Sure, if they've got production grade EUV, but right now they don't even have production grade DUV.

I'm also sure they can go as far as 5nm like SMIC if they really wanted to, since it's strategic for China, but the cost would only be justified if the current cycle lasts long enough.

direwolf20 6 hours ago | parent | next [-]

I was corrected elsewhere when I thought RAM was more expensive 10 years ago. RAM was actually cheaper 10 years ago, when it was DDR3/DDR4 too. If any company can replicate the 10 year old SOTA, they can bring prices down.

mikestorrent 4 hours ago | parent [-]

This is what I expect to happen. 2016's ram was good enough for consumers then and probably still is for a huge class of consumers now. I'd rather 32GB of DDR3 than 8gb of DDR5.

filloooo 33 minutes ago | parent | next [-]

DRAM rarely break, yes, I have bought cottage industry recycled DDR3 with no problem whatsoever.

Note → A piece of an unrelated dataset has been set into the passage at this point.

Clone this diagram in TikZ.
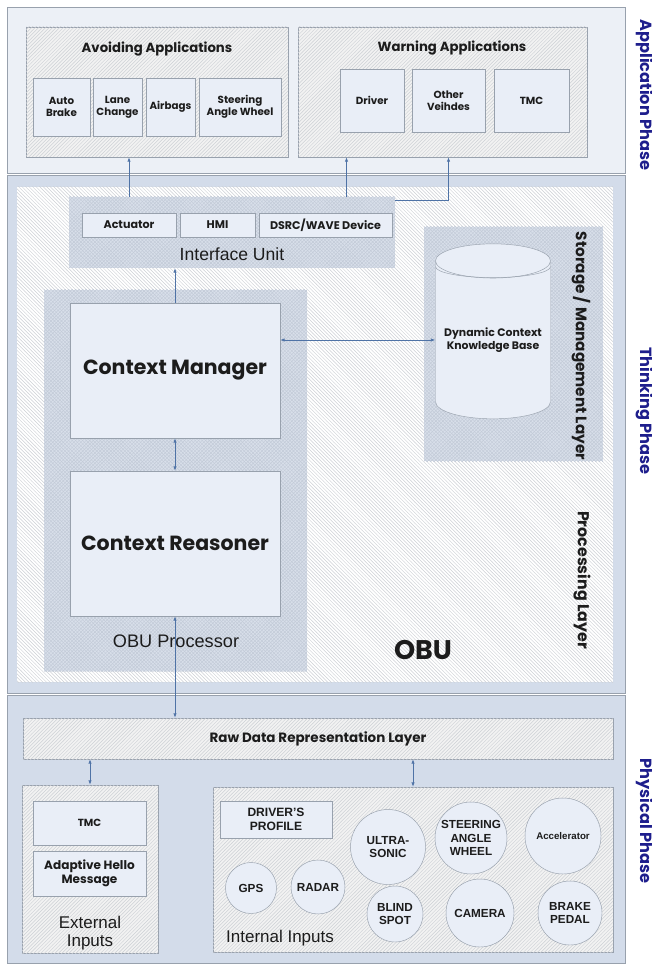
\documentclass[tikz,border=0pt]{standalone}
\usepackage{fontspec}
\setmainfont{Liberation Sans}
\newfontfamily\geo{Poppins}
\usetikzlibrary{arrows.meta, positioning, fit, calc, shapes.geometric, patterns}
\definecolor{obuBand}{HTML}{D3DCEA}
\definecolor{obuPale}{HTML}{ECF0F6}
\definecolor{obuBox}{HTML}{E9EEF7}
\definecolor{obuEdge}{HTML}{98A1AD}
\definecolor{obuHatch}{HTML}{CDD0D5}
\definecolor{obuCross}{HTML}{D8DFEA}
\definecolor{obuGrid}{HTML}{C3CBD8}
\definecolor{obuArrow}{HTML}{4F73A6}
\definecolor{obuNavy}{HTML}{1E1E8C}
\definecolor{obuInk}{HTML}{1C1C1C}

\begin{document}
\begin{tikzpicture}[
  x=0.3mm, y=-0.3mm, text=obuInk,
  sz/.style 2 args={minimum width=#1*0.3mm, minimum height=#2*0.3mm},
  phase/.style={draw=obuEdge, fill=obuBand, line width=0.6pt, inner sep=0pt},
  hatch/.style={draw=obuEdge, fill=white!95!black, inner sep=0pt,
                postaction={pattern=north east lines, pattern color=obuHatch}},
  cross/.style={fill=obuCross, inner sep=0pt,
                postaction={pattern=crosshatch, pattern color=obuGrid}},
  item/.style={draw=obuEdge, fill=obuBox, inner sep=0pt, align=center,
               font=\geo\bfseries\fontsize{8.8}{10}\selectfont},
  core/.style={draw=obuEdge, fill=obuBox, inner sep=0pt,
               font=\geo\bfseries\fontsize{17.5}{20}\selectfont},
  sensor/.style={circle, draw=obuEdge, fill=obuBox, inner sep=0pt, align=center,
                 font=\bfseries\fontsize{10}{11.5}\selectfont},
  ttl/.style={font=\geo\bfseries\fontsize{11.3}{13}\selectfont},
  tag/.style={font=\fontsize{14.5}{16}\selectfont, align=center},
  side/.style={rotate=-90, font=\geo\bfseries\fontsize{13}{15}\selectfont},
  phasetag/.style={rotate=-90, text=obuNavy, font=\geo\bfseries\fontsize{13.8}{16}\selectfont},
  ar/.style={-{Latex[length=1.3mm, width=1mm]}, draw=obuArrow, line width=0.6pt},
  dar/.style={{Latex[length=1.3mm, width=1mm]}-{Latex[length=1.3mm, width=1mm]},
              draw=obuArrow, line width=0.6pt}
]
\useasboundingbox (0,0) rectangle (651,966);

% application phase
\node[phase, fill=obuPale, fit={(7,7) (625,173)}] (app) {};
\node[hatch, fit={(26,27) (288,157)}] (avoid) {};
\node[ttl] (avoidT) at (157,49) {Avoiding Applications};
\node[item, sz={57}{58}] (abrk) at (61.5,107) {Auto\\Brake};
\node[item, sz={49}{58}] (lane) at (117.5,107) {Lane\\Change};
\node[item, sz={49}{58}] (bag) at (170.5,107) {Airbags};
\node[item, sz={82}{58}] (saw) at (240,107) {Steering\\Angle Wheel};

\node[hatch, fit={(298,27) (587,157)}] (warn) {};
\node[ttl] (warnT) at (452,48) {Warning Applications};
\node[item, sz={64}{63}] (drv) at (372,100.5) {Driver};
\node[item, sz={73}{63}] (oth) at (448.5,100.5) {Other\\Veihdes};
\node[item, sz={75}{63}] (tmcA) at (531.5,100.5) {TMC};

\node[phasetag] (appP) at (645,95) {Application Phase};

% thinking phase: the OBU
\node[phase, fit={(7,175) (625,693)}] (obu) {};
\node[fill=white, inner sep=0pt, fit={(17,187) (613,682)},
      postaction={pattern=north west lines, pattern color=obuHatch}] (obuIn) {};

\node[cross, fit={(69,197) (395,268)}] (iface) {};
\node[item, sz={94}{24}, font=\geo\bfseries\fontsize{9.5}{11}\selectfont] (act) at (129,225) {Actuator};
\node[item, sz={75}{24}, font=\geo\bfseries\fontsize{9.5}{11}\selectfont] (hmi) at (217.5,225) {HMI};
\node[item, sz={133}{24}, font=\geo\bfseries\fontsize{9.5}{11}\selectfont] (dsrc) at (325.5,225) {DSRC/WAVE Device};
\node[tag, font=\fontsize{15}{17}\selectfont] (ifaceT) at (232,254) {Interface Unit};

\node[cross, fit={(424,227) (603,461)}] (store) {};
\node[side] (storeT) at (581,346) {Storage / Management Layer};
\node[cylinder, shape border rotate=90, aspect=0.35, draw=obuEdge, fill=obuBox,
      cylinder uses custom fill, cylinder body fill=obuBox, cylinder end fill=obuBox,
      minimum width=115*0.3mm, minimum height=175*0.3mm, inner sep=0pt, align=center,
      font=\geo\bfseries\fontsize{9.3}{11}\selectfont] (kb) at (493,340)
      {Dynamic Context\\Knowledge Base};
% lip under the lid
\draw[obuEdge] ($(kb.north)+(-57.5,23)$) arc[start angle=180, end angle=360,
      x radius=17.25mm, y radius=3.3mm];

\node[cross, fit={(44,290) (307,671)}] (proc) {};
\node[core, sz={210}{135}] (cm) at (175,370.5) {Context Manager};
\node[core, sz={210}{145}] (cr) at (175,543.5) {Context Reasoner};
\node[tag, font=\fontsize{15.5}{17}\selectfont] (procT) at (176,641) {OBU Processor};

\node[side, font=\geo\bfseries\fontsize{13.5}{15}\selectfont] (layT) at (582,580) {Processing Layer};
\node[font=\geo\bfseries\fontsize{23}{26}\selectfont] (obuT) at (423,650) {OBU};

\node[phasetag] (thkP) at (645,411) {Thinking Phase};

% physical phase
\node[phase, fit={(7,695) (625,963)}] (phy) {};
\node[hatch, sz={590}{41}, font=\geo\bfseries\fontsize{11.5}{13}\selectfont] (raw) at (318,738.5)
      {Raw Data Representation Layer};

\node[hatch, fit={(22,785) (158,953)}] (ext) {};
\node[item, sz={113}{44}] (tmcB) at (89.5,823) {TMC};
\node[item, sz={113}{45}, font=\geo\bfseries\fontsize{10.3}{12}\selectfont] (hello) at (89.5,873.5) {Adaptive Hello\\Message};
\node[tag] (extT) at (90,933) {External\\Inputs};

\node[hatch, fit={(213,787) (613,952)}] (int) {};
\node[item, sz={112}{37}, font=\bfseries\fontsize{10.3}{12}\selectfont] (prof) at (276,819.5) {DRIVER'S\\PROFILE};
\node[sensor, minimum size=51*0.3mm] (gps) at (251,888) {GPS};
\node[sensor, minimum size=54*0.3mm] (radar) at (318,887) {RADAR};
\node[sensor, minimum size=75*0.3mm] (sonic) at (388,847) {ULTRA-\\SONIC};
\node[sensor, minimum size=72*0.3mm] (steer) at (471,838) {STEERING\\ANGLE\\WHEEL};
\node[sensor, minimum size=76*0.3mm, font=\bfseries\fontsize{8.3}{10}\selectfont] (acc) at (563,836) {Accelerator};
\node[sensor, minimum size=56*0.3mm] (blind) at (395,914) {BLIND\\SPOT};
\node[sensor, minimum size=68*0.3mm] (cam) at (480,913) {CAMERA};
\node[sensor, minimum size=64*0.3mm] (brake) at (570,913) {BRAKE\\PEDAL};
\node[tag] (intT) at (280,938) {Internal Inputs};

\node[phasetag] (phyP) at (645,821) {Physical Phase};

% data flow
\draw[ar] (act.north |- iface.north) -- (act.north |- avoid.south);
\draw[ar] ([xshift=6.3mm]dsrc.north |- iface.north) -- ([xshift=6.3mm]dsrc.north |- warn.south);
\draw[ar] ([yshift=-1.2mm]iface.north east) -| (oth.south |- warn.south);
\draw[ar] (cm.north) -- (cm.north |- iface.south);
\draw[dar] (cm) -- (cr);
\draw[dar] (kb.west -| cm.east) -- (kb.west);
\draw[dar] (cr.south) -- (cr.south |- raw.north);
\draw[dar] (ext.north |- raw.south) -- (ext.north);
\draw[dar] (int.north |- raw.south) -- (int.north);
\end{tikzpicture}
\end{document}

The problem, however, is IO controller support has been dropped, many new CPUs don't even support DDR4 any more, especially mobile ones.

renewiltord 2 hours ago | parent | prev [-]

You can get like terabytes of DDR3 used. No one wants that shit. Too slow. Power hog.

nebula8804 12 minutes ago | parent | next [-]

This is where China's crazy solar advantage affects real day to day outcomes. When you have electric costs going into 6-8 cents per kwh then you can run older nodes that slurp more electricity. They aren't even done lowering the price. I've thought about this recently. If the dream of meterless electricity came to fruition then that terabytes of DDR3 could essentially be run until it literally burned out and then recycled back into its core components. The sun provides more power than the entirety of society could possibly currently use and so its a shame that the ram is being tossed instead of used.

gunalx an hour ago | parent | prev [-]

Well yes, but it isn't too cheap for how 8ld it is.

renewiltord 42 minutes ago | parent [-]

Some dude literally gave away a couple of terabytes on Reddit homelab subreddit the other day.

justapassenger 4 hours ago | parent | prev [-]

China has a luxury of being able to not really care about the cost when it comes to what they view as a strategic advantage.

llmthrow0827 4 hours ago | parent [-]

This option is available to any sovereign country.

rjzzleep 3 hours ago | parent [-]

In fact, it is what most European countries used to do for their strategic industries.